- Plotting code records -
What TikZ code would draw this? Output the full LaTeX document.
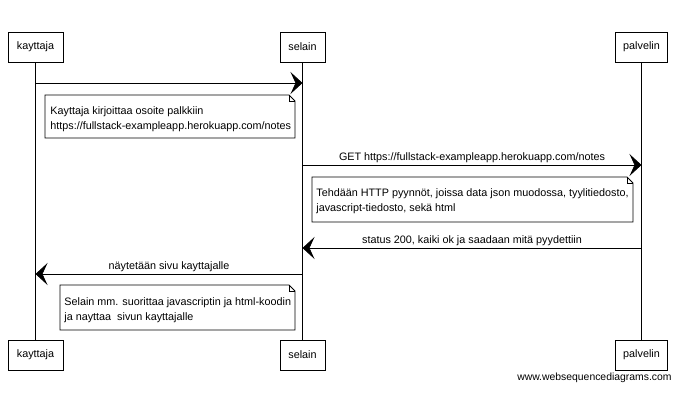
\documentclass[tikz,border=0pt]{standalone}
\usepackage{fontspec}
\setmainfont{Liberation Sans}
\usetikzlibrary{arrows.meta}
\begin{document}
\begin{tikzpicture}[x=1pt,y=-1pt,
  font=\fontsize{10.8}{15}\selectfont,
  line width=0.8pt,
  part/.style={draw, fill=white, minimum height=30pt, inner sep=2pt},
  notetext/.style={anchor=north west, align=left, inner sep=0pt, text depth=0pt},
  msg/.style={-{Stealth[length=12pt,width=22pt,inset=5pt]}},
  lbl/.style={inner sep=1.5pt, anchor=south}]
\useasboundingbox (0,0) rectangle (677,406);
% participants
\node[part, minimum width=55pt] (kt) at (35.5,47) {kayttaja};
\node[part, minimum width=45pt] (se) at (302.5,47) {selain};
\node[part, minimum width=52pt] (pa) at (641.5,47) {palvelin};
\node[part, minimum width=55pt] (kb) at (35.5,355) {kayttaja};
\node[part, minimum width=45pt] (sb) at (302.5,355) {selain};
\node[part, minimum width=52pt] (pb) at (641.5,355) {palvelin};
% lifelines
\draw (kt.south) -- (kb.north);
\draw (se.south) -- (sb.north);
\draw (pa.south) -- (pb.north);
% message end points
\coordinate (k1) at (35.5,83);  \coordinate (s1) at (302.5,83);
\coordinate (s2) at (302.5,165); \coordinate (p2) at (641.5,165);
\coordinate (p3) at (641.5,248); \coordinate (s3) at (302.5,248);
\coordinate (s4) at (302.5,274); \coordinate (k4) at (35.5,274);
% messages
\draw[msg] (k1) -- (s1);
\draw[msg] (s2) -- node[lbl] {GET https://fullstack-exampleapp.herokuapp.com/notes} (p2);
\draw[msg] (p3) -- node[lbl] {status 200, kaiki ok ja saadaan mitä pyydettiin} (s3);
\draw[msg] (s4) -- node[lbl] {näytetään sivu kayttajalle} (k4);
% notes
\draw[fill=white] (45,95) -- (289,95) -- (295,101) -- (295,138) -- (45,138) -- cycle;
\draw (289,95) -- (289,101) -- (295,101);
\node[notetext] (n1) at (50,106) {Kayttaja kirjoittaa osoite palkkiin\\https://fullstack-exampleapp.herokuapp.com/notes};
\draw[fill=white] (312,177) -- (627,177) -- (633,183) -- (633,222) -- (312,222) -- cycle;
\draw (627,177) -- (627,183) -- (633,183);
\node[notetext] (n2) at (316,188) {Tehdään HTTP pyynnöt, joissa data json muodossa, tyylitiedosto,\\javascript-tiedosto, sekä html};
\draw[fill=white] (60,285) -- (289,285) -- (295,291) -- (295,330) -- (60,330) -- cycle;
\draw (289,285) -- (289,291) -- (295,291);
\node[notetext] (n3) at (64,297) {Selain mm. suorittaa javascriptin ja html-koodin\\ja nayttaa\ \ sivun kayttajalle};
% watermark
\node[anchor=east, inner sep=0pt, font=\fontsize{10.4}{12}\selectfont] (wm) at (672,378) {www.websequencediagrams.com};
\end{tikzpicture}
\end{document}
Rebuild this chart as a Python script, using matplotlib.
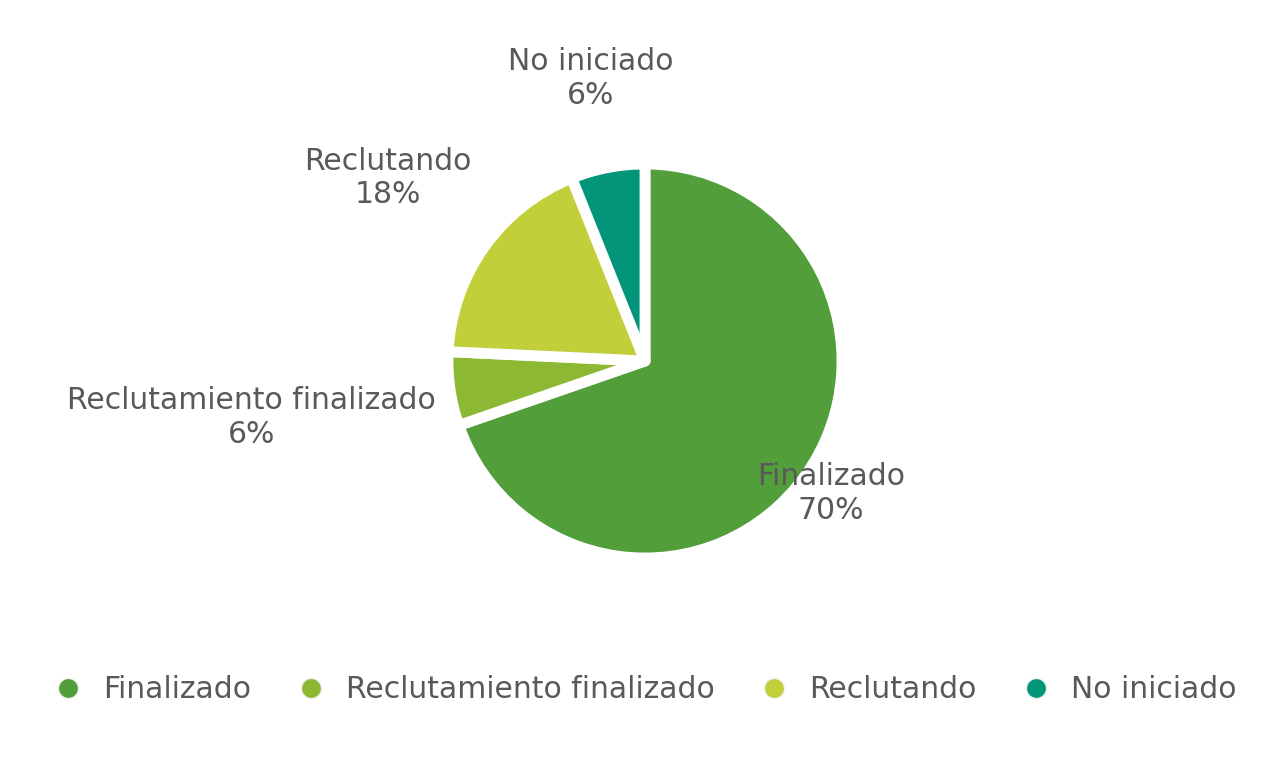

- What the task asks -
Output the data exactly. Pictures don't belong in the result.

- Solved exercise -
What TikZ code would draw this? Output the full LaTeX document.
\documentclass[tikz,border=0pt]{standalone}
\usepackage{fontspec}
\setmainfont{Liberation Sans}
\usetikzlibrary{arrows.meta}
\begin{document}
\begin{tikzpicture}[x=1pt,y=-1pt,
  font=\fontsize{10.8}{15}\selectfont,
  line width=0.8pt,
  part/.style={draw, fill=white, minimum height=30pt, inner sep=2pt},
  notetext/.style={anchor=north west, align=left, inner sep=0pt, text depth=0pt},
  msg/.style={-{Stealth[length=12pt,width=22pt,inset=5pt]}},
  lbl/.style={inner sep=1.5pt, anchor=south}]
\useasboundingbox (0,0) rectangle (677,406);
% participants
\node[part, minimum width=55pt] (kt) at (35.5,47) {kayttaja};
\node[part, minimum width=45pt] (se) at (302.5,47) {selain};
\node[part, minimum width=52pt] (pa) at (641.5,47) {palvelin};
\node[part, minimum width=55pt] (kb) at (35.5,355) {kayttaja};
\node[part, minimum width=45pt] (sb) at (302.5,355) {selain};
\node[part, minimum width=52pt] (pb) at (641.5,355) {palvelin};
% lifelines
\draw (kt.south) -- (kb.north);
\draw (se.south) -- (sb.north);
\draw (pa.south) -- (pb.north);
% message end points
\coordinate (k1) at (35.5,83);  \coordinate (s1) at (302.5,83);
\coordinate (s2) at (302.5,165); \coordinate (p2) at (641.5,165);
\coordinate (p3) at (641.5,248); \coordinate (s3) at (302.5,248);
\coordinate (s4) at (302.5,274); \coordinate (k4) at (35.5,274);
% messages
\draw[msg] (k1) -- (s1);
\draw[msg] (s2) -- node[lbl] {GET https://fullstack-exampleapp.herokuapp.com/notes} (p2);
\draw[msg] (p3) -- node[lbl] {status 200, kaiki ok ja saadaan mitä pyydettiin} (s3);
\draw[msg] (s4) -- node[lbl] {näytetään sivu kayttajalle} (k4);
% notes
\draw[fill=white] (45,95) -- (289,95) -- (295,101) -- (295,138) -- (45,138) -- cycle;
\draw (289,95) -- (289,101) -- (295,101);
\node[notetext] (n1) at (50,106) {Kayttaja kirjoittaa osoite palkkiin\\https://fullstack-exampleapp.herokuapp.com/notes};
\draw[fill=white] (312,177) -- (627,177) -- (633,183) -- (633,222) -- (312,222) -- cycle;
\draw (627,177) -- (627,183) -- (633,183);
\node[notetext] (n2) at (316,188) {Tehdään HTTP pyynnöt, joissa data json muodossa, tyylitiedosto,\\javascript-tiedosto, sekä html};
\draw[fill=white] (60,285) -- (289,285) -- (295,291) -- (295,330) -- (60,330) -- cycle;
\draw (289,285) -- (289,291) -- (295,291);
\node[notetext] (n3) at (64,297) {Selain mm. suorittaa javascriptin ja html-koodin\\ja nayttaa\ \ sivun kayttajalle};
% watermark
\node[anchor=east, inner sep=0pt, font=\fontsize{10.4}{12}\selectfont] (wm) at (672,378) {www.websequencediagrams.com};
\end{tikzpicture}
\end{document}
Rebuild this chart as a Python script, using matplotlib.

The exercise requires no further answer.